** begin Supplied information **

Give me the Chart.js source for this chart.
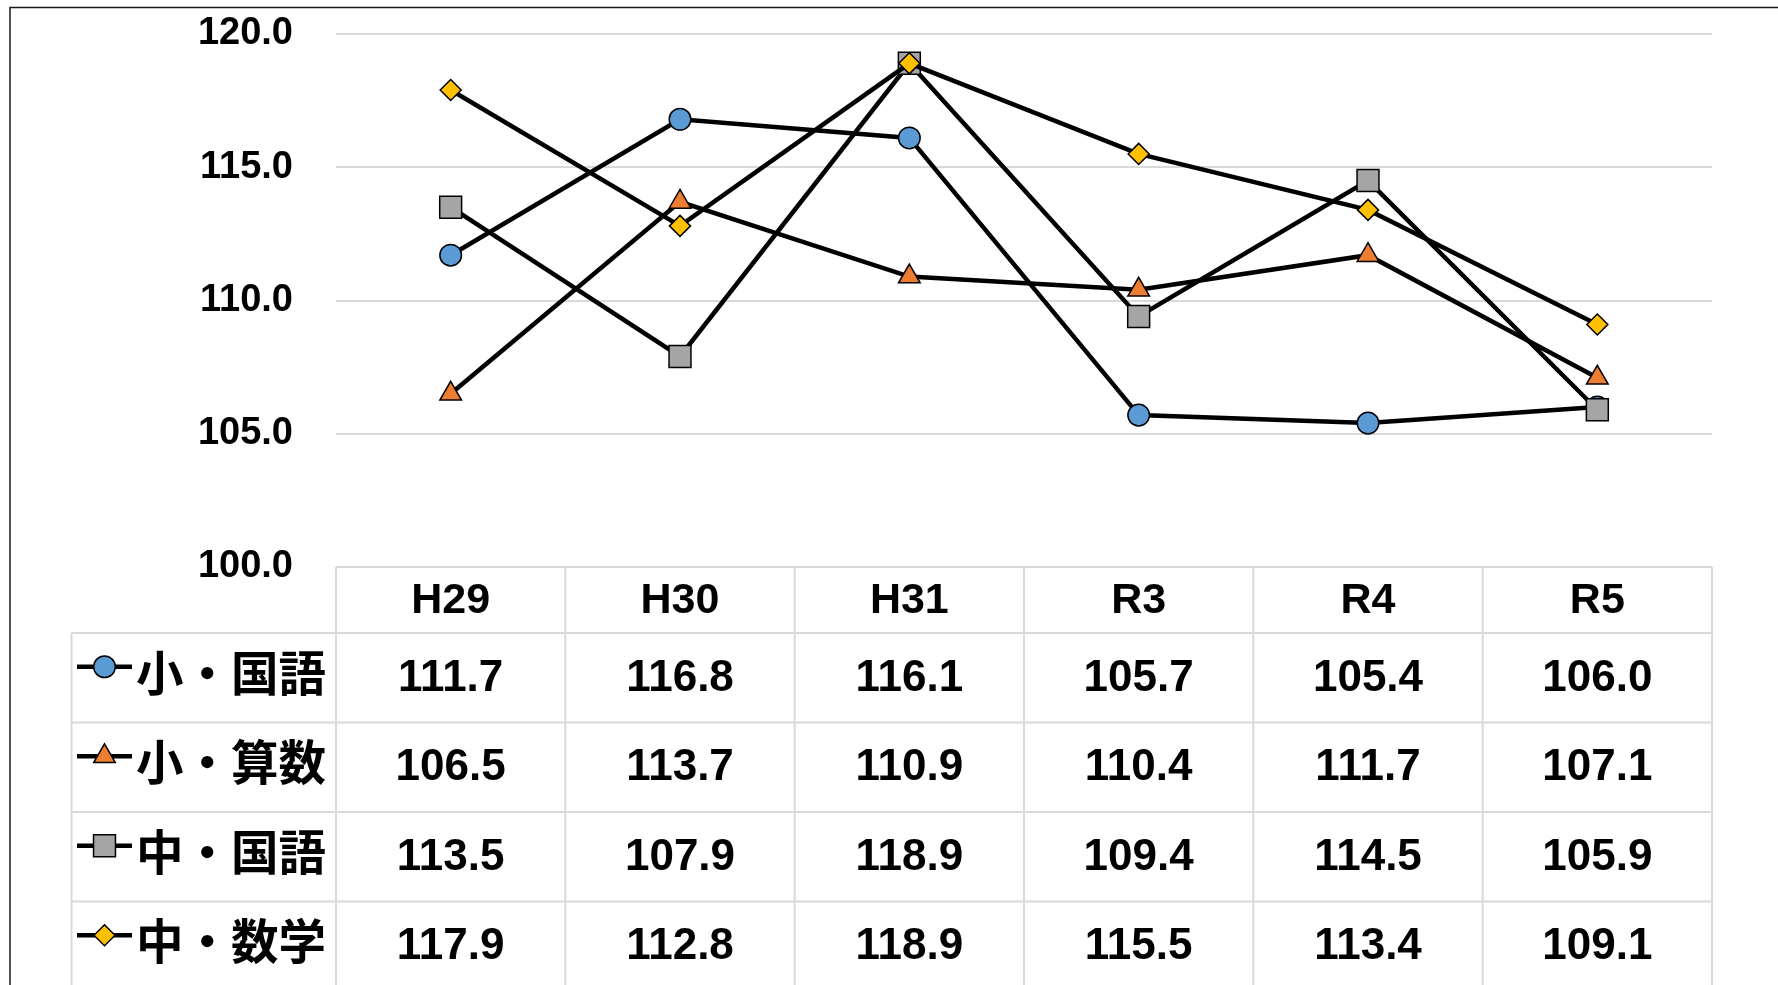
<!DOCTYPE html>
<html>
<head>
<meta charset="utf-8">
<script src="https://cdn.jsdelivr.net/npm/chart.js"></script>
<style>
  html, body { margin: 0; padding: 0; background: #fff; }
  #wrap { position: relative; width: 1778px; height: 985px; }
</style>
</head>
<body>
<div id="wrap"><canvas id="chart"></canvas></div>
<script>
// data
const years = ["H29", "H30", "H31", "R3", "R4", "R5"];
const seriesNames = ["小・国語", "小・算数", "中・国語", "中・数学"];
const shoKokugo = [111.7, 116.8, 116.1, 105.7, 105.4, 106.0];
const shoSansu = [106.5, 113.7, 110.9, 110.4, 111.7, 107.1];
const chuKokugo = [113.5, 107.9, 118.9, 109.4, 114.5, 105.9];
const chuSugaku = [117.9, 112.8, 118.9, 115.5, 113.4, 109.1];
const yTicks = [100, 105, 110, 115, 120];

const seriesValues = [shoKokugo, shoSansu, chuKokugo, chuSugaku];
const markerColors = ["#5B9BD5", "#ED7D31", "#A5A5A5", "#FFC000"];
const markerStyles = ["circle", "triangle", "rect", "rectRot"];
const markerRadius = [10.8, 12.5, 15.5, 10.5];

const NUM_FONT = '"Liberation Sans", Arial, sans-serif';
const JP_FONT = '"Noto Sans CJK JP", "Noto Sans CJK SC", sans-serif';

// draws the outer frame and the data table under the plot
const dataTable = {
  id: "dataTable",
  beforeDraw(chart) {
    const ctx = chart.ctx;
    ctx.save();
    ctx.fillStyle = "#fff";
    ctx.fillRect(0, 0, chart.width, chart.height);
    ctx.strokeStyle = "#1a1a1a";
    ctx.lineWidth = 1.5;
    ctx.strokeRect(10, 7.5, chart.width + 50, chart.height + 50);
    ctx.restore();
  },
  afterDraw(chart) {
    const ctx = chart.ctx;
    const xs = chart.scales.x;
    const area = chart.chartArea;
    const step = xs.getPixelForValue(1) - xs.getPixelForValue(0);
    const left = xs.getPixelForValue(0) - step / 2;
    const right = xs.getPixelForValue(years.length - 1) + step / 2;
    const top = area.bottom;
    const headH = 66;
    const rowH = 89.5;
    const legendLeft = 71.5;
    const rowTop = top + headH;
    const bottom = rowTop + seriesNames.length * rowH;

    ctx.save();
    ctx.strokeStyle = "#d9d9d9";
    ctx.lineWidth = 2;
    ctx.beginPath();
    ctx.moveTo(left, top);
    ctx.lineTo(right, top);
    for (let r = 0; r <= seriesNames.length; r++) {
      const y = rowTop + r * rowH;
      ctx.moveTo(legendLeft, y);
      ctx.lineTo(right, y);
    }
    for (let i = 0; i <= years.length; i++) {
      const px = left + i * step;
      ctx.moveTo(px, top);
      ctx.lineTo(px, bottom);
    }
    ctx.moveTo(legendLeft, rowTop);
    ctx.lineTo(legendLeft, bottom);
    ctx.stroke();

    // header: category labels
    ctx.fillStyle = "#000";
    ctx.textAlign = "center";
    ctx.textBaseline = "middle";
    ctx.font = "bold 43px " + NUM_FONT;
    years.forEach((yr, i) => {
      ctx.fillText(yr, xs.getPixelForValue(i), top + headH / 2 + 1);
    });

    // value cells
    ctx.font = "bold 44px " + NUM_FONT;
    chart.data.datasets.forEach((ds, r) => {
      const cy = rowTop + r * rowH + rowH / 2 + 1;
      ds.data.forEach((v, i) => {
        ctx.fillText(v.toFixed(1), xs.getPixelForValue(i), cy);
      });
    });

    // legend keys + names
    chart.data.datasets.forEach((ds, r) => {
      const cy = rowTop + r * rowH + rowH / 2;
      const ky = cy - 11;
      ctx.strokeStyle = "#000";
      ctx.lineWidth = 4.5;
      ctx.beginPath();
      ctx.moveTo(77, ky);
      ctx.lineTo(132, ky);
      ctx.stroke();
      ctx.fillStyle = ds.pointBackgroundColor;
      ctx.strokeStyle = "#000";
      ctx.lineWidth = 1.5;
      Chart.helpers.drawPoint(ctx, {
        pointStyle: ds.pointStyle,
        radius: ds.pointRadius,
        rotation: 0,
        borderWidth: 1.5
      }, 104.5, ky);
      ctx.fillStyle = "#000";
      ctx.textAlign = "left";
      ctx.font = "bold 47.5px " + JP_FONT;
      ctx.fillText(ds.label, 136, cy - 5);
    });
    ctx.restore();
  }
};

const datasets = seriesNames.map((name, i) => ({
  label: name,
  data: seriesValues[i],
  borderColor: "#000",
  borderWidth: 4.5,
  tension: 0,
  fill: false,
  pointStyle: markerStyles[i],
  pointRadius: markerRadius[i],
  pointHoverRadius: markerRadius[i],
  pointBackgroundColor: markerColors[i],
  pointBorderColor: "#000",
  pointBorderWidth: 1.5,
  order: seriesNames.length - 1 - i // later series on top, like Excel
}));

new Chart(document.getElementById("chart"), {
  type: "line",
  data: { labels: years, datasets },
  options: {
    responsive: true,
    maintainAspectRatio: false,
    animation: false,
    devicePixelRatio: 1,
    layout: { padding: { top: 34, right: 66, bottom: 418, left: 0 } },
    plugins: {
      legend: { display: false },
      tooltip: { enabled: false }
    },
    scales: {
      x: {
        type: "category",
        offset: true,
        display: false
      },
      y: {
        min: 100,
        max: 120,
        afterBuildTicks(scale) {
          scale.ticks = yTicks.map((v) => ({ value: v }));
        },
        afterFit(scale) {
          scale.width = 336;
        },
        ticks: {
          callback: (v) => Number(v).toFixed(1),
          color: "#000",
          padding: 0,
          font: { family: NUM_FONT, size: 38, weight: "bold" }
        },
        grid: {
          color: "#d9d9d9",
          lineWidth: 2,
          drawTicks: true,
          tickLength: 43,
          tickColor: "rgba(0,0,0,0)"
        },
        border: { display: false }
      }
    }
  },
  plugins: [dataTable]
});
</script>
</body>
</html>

** end Supplied information **

• Your goal:
Reproduce all of the material above word for word. Omit the pictures.

• Result for this exercise:
Give me the Chart.js source for this chart.
<!DOCTYPE html>
<html>
<head>
<meta charset="utf-8">
<script src="https://cdn.jsdelivr.net/npm/chart.js"></script>
<style>
  html, body { margin: 0; padding: 0; background: #fff; }
  #wrap { position: relative; width: 1778px; height: 985px; }
</style>
</head>
<body>
<div id="wrap"><canvas id="chart"></canvas></div>
<script>
// data
const years = ["H29", "H30", "H31", "R3", "R4", "R5"];
const seriesNames = ["小・国語", "小・算数", "中・国語", "中・数学"];
const shoKokugo = [111.7, 116.8, 116.1, 105.7, 105.4, 106.0];
const shoSansu = [106.5, 113.7, 110.9, 110.4, 111.7, 107.1];
const chuKokugo = [113.5, 107.9, 118.9, 109.4, 114.5, 105.9];
const chuSugaku = [117.9, 112.8, 118.9, 115.5, 113.4, 109.1];
const yTicks = [100, 105, 110, 115, 120];

const seriesValues = [shoKokugo, shoSansu, chuKokugo, chuSugaku];
const markerColors = ["#5B9BD5", "#ED7D31", "#A5A5A5", "#FFC000"];
const markerStyles = ["circle", "triangle", "rect", "rectRot"];
const markerRadius = [10.8, 12.5, 15.5, 10.5];

const NUM_FONT = '"Liberation Sans", Arial, sans-serif';
const JP_FONT = '"Noto Sans CJK JP", "Noto Sans CJK SC", sans-serif';

// draws the outer frame and the data table under the plot
const dataTable = {
  id: "dataTable",
  beforeDraw(chart) {
    const ctx = chart.ctx;
    ctx.save();
    ctx.fillStyle = "#fff";
    ctx.fillRect(0, 0, chart.width, chart.height);
    ctx.strokeStyle = "#1a1a1a";
    ctx.lineWidth = 1.5;
    ctx.strokeRect(10, 7.5, chart.width + 50, chart.height + 50);
    ctx.restore();
  },
  afterDraw(chart) {
    const ctx = chart.ctx;
    const xs = chart.scales.x;
    const area = chart.chartArea;
    const step = xs.getPixelForValue(1) - xs.getPixelForValue(0);
    const left = xs.getPixelForValue(0) - step / 2;
    const right = xs.getPixelForValue(years.length - 1) + step / 2;
    const top = area.bottom;
    const headH = 66;
    const rowH = 89.5;
    const legendLeft = 71.5;
    const rowTop = top + headH;
    const bottom = rowTop + seriesNames.length * rowH;

    ctx.save();
    ctx.strokeStyle = "#d9d9d9";
    ctx.lineWidth = 2;
    ctx.beginPath();
    ctx.moveTo(left, top);
    ctx.lineTo(right, top);
    for (let r = 0; r <= seriesNames.length; r++) {
      const y = rowTop + r * rowH;
      ctx.moveTo(legendLeft, y);
      ctx.lineTo(right, y);
    }
    for (let i = 0; i <= years.length; i++) {
      const px = left + i * step;
      ctx.moveTo(px, top);
      ctx.lineTo(px, bottom);
    }
    ctx.moveTo(legendLeft, rowTop);
    ctx.lineTo(legendLeft, bottom);
    ctx.stroke();

    // header: category labels
    ctx.fillStyle = "#000";
    ctx.textAlign = "center";
    ctx.textBaseline = "middle";
    ctx.font = "bold 43px " + NUM_FONT;
    years.forEach((yr, i) => {
      ctx.fillText(yr, xs.getPixelForValue(i), top + headH / 2 + 1);
    });

    // value cells
    ctx.font = "bold 44px " + NUM_FONT;
    chart.data.datasets.forEach((ds, r) => {
      const cy = rowTop + r * rowH + rowH / 2 + 1;
      ds.data.forEach((v, i) => {
        ctx.fillText(v.toFixed(1), xs.getPixelForValue(i), cy);
      });
    });

    // legend keys + names
    chart.data.datasets.forEach((ds, r) => {
      const cy = rowTop + r * rowH + rowH / 2;
      const ky = cy - 11;
      ctx.strokeStyle = "#000";
      ctx.lineWidth = 4.5;
      ctx.beginPath();
      ctx.moveTo(77, ky);
      ctx.lineTo(132, ky);
      ctx.stroke();
      ctx.fillStyle = ds.pointBackgroundColor;
      ctx.strokeStyle = "#000";
      ctx.lineWidth = 1.5;
      Chart.helpers.drawPoint(ctx, {
        pointStyle: ds.pointStyle,
        radius: ds.pointRadius,
        rotation: 0,
        borderWidth: 1.5
      }, 104.5, ky);
      ctx.fillStyle = "#000";
      ctx.textAlign = "left";
      ctx.font = "bold 47.5px " + JP_FONT;
      ctx.fillText(ds.label, 136, cy - 5);
    });
    ctx.restore();
  }
};

const datasets = seriesNames.map((name, i) => ({
  label: name,
  data: seriesValues[i],
  borderColor: "#000",
  borderWidth: 4.5,
  tension: 0,
  fill: false,
  pointStyle: markerStyles[i],
  pointRadius: markerRadius[i],
  pointHoverRadius: markerRadius[i],
  pointBackgroundColor: markerColors[i],
  pointBorderColor: "#000",
  pointBorderWidth: 1.5,
  order: seriesNames.length - 1 - i // later series on top, like Excel
}));

new Chart(document.getElementById("chart"), {
  type: "line",
  data: { labels: years, datasets },
  options: {
    responsive: true,
    maintainAspectRatio: false,
    animation: false,
    devicePixelRatio: 1,
    layout: { padding: { top: 34, right: 66, bottom: 418, left: 0 } },
    plugins: {
      legend: { display: false },
      tooltip: { enabled: false }
    },
    scales: {
      x: {
        type: "category",
        offset: true,
        display: false
      },
      y: {
        min: 100,
        max: 120,
        afterBuildTicks(scale) {
          scale.ticks = yTicks.map((v) => ({ value: v }));
        },
        afterFit(scale) {
          scale.width = 336;
        },
        ticks: {
          callback: (v) => Number(v).toFixed(1),
          color: "#000",
          padding: 0,
          font: { family: NUM_FONT, size: 38, weight: "bold" }
        },
        grid: {
          color: "#d9d9d9",
          lineWidth: 2,
          drawTicks: true,
          tickLength: 43,
          tickColor: "rgba(0,0,0,0)"
        },
        border: { display: false }
      }
    }
  },
  plugins: [dataTable]
});
</script>
</body>
</html>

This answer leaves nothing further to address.